• _Written instruction_: Take every line from the material that has the word "document" in it.

• _Materials provided_:
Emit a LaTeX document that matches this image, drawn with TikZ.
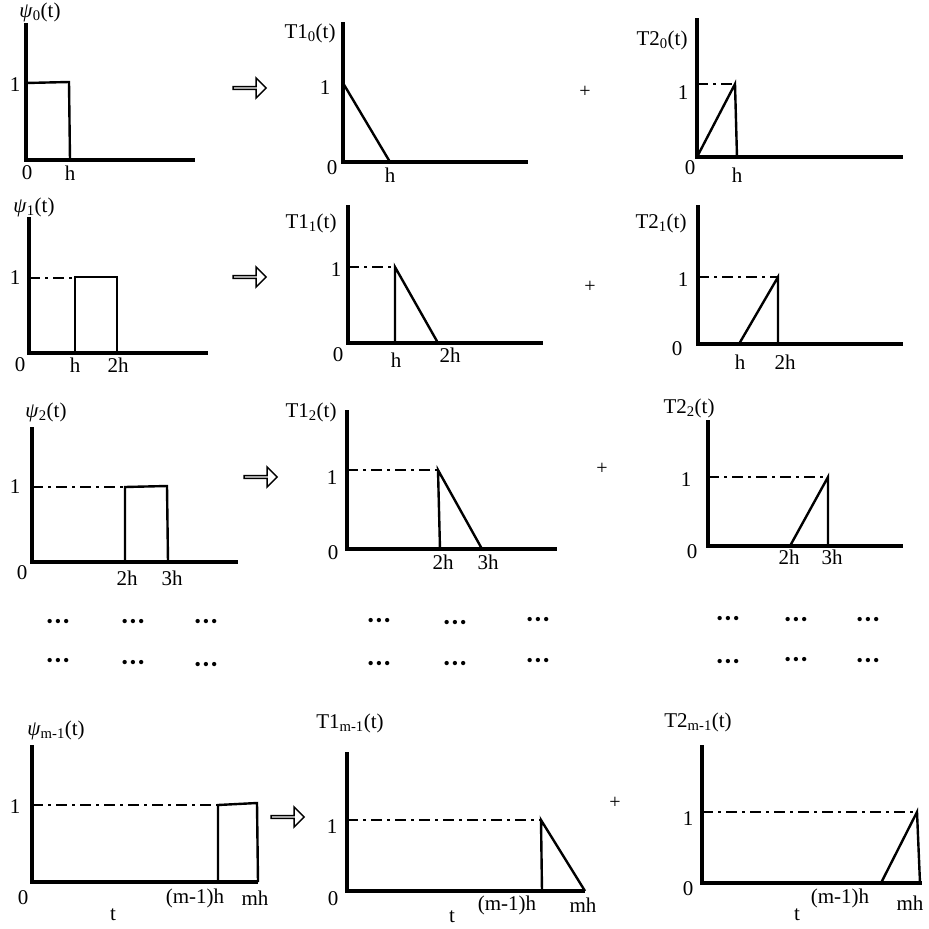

--

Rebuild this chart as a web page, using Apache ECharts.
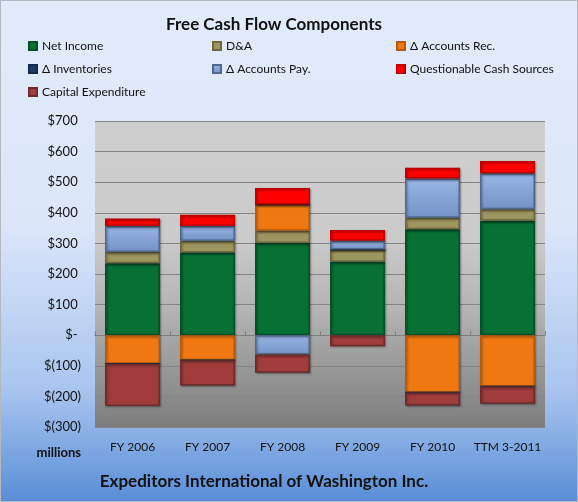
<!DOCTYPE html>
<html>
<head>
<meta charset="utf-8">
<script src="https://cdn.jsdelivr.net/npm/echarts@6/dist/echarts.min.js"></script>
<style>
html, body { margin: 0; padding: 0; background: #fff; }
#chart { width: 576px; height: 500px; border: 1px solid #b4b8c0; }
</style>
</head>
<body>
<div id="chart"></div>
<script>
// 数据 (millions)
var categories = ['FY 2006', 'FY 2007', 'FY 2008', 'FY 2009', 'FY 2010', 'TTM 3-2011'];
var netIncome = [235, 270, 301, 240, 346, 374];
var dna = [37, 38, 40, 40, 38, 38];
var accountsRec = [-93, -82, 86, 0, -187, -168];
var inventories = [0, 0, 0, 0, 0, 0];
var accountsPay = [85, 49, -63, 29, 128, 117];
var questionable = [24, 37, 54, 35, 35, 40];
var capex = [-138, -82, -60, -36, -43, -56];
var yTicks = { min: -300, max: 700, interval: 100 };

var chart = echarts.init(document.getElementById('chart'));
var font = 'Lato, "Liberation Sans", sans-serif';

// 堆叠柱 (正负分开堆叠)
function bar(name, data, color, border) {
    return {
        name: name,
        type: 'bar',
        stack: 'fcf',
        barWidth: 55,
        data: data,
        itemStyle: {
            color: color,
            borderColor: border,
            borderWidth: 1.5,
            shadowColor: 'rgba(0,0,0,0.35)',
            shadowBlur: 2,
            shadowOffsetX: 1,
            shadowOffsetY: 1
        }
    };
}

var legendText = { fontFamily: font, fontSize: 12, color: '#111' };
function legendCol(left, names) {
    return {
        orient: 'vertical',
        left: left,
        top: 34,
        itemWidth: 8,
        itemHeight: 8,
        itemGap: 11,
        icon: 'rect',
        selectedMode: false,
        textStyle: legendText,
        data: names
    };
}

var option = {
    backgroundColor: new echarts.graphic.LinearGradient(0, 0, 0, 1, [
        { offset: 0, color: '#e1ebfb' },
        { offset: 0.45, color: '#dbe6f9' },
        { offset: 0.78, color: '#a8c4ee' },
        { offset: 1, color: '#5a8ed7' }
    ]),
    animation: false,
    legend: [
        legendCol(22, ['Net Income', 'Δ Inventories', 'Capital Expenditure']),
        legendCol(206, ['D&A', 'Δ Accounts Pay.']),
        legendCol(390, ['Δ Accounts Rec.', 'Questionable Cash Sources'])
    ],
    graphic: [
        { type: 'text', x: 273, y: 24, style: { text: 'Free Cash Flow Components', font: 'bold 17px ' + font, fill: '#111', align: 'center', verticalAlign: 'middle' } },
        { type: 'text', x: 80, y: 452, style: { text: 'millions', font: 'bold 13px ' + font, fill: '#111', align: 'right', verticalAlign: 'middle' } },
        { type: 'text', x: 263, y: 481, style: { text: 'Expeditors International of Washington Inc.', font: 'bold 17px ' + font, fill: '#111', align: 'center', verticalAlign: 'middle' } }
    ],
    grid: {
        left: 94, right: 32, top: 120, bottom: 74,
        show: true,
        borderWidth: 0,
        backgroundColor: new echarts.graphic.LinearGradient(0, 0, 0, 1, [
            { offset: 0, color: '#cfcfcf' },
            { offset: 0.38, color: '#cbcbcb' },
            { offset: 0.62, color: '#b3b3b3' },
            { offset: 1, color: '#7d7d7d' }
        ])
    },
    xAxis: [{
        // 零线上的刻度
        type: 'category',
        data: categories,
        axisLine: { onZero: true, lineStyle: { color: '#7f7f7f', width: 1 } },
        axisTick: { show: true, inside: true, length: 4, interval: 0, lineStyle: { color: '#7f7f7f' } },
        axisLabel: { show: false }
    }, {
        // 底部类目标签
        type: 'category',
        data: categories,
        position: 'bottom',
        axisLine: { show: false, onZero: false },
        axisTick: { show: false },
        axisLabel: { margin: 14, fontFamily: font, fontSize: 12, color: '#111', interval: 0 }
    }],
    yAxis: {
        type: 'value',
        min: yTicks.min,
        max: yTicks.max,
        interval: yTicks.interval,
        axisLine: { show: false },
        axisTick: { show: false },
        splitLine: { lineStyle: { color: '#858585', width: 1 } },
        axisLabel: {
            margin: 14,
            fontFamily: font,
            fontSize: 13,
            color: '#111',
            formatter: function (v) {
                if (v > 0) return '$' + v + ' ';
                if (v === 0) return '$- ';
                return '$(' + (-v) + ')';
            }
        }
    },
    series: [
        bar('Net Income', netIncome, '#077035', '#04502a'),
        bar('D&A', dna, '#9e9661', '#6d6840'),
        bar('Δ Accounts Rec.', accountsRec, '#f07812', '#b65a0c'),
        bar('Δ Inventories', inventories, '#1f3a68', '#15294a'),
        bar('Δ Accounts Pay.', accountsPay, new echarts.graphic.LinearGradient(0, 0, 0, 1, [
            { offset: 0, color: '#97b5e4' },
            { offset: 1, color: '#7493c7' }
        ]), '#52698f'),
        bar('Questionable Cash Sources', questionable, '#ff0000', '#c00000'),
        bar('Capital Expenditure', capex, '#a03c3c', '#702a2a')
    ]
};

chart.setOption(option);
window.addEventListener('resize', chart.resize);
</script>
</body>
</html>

• _Exercise answer_:
Emit a LaTeX document that matches this image, drawn with TikZ.
var chart = echarts.init(document.getElementById('chart'));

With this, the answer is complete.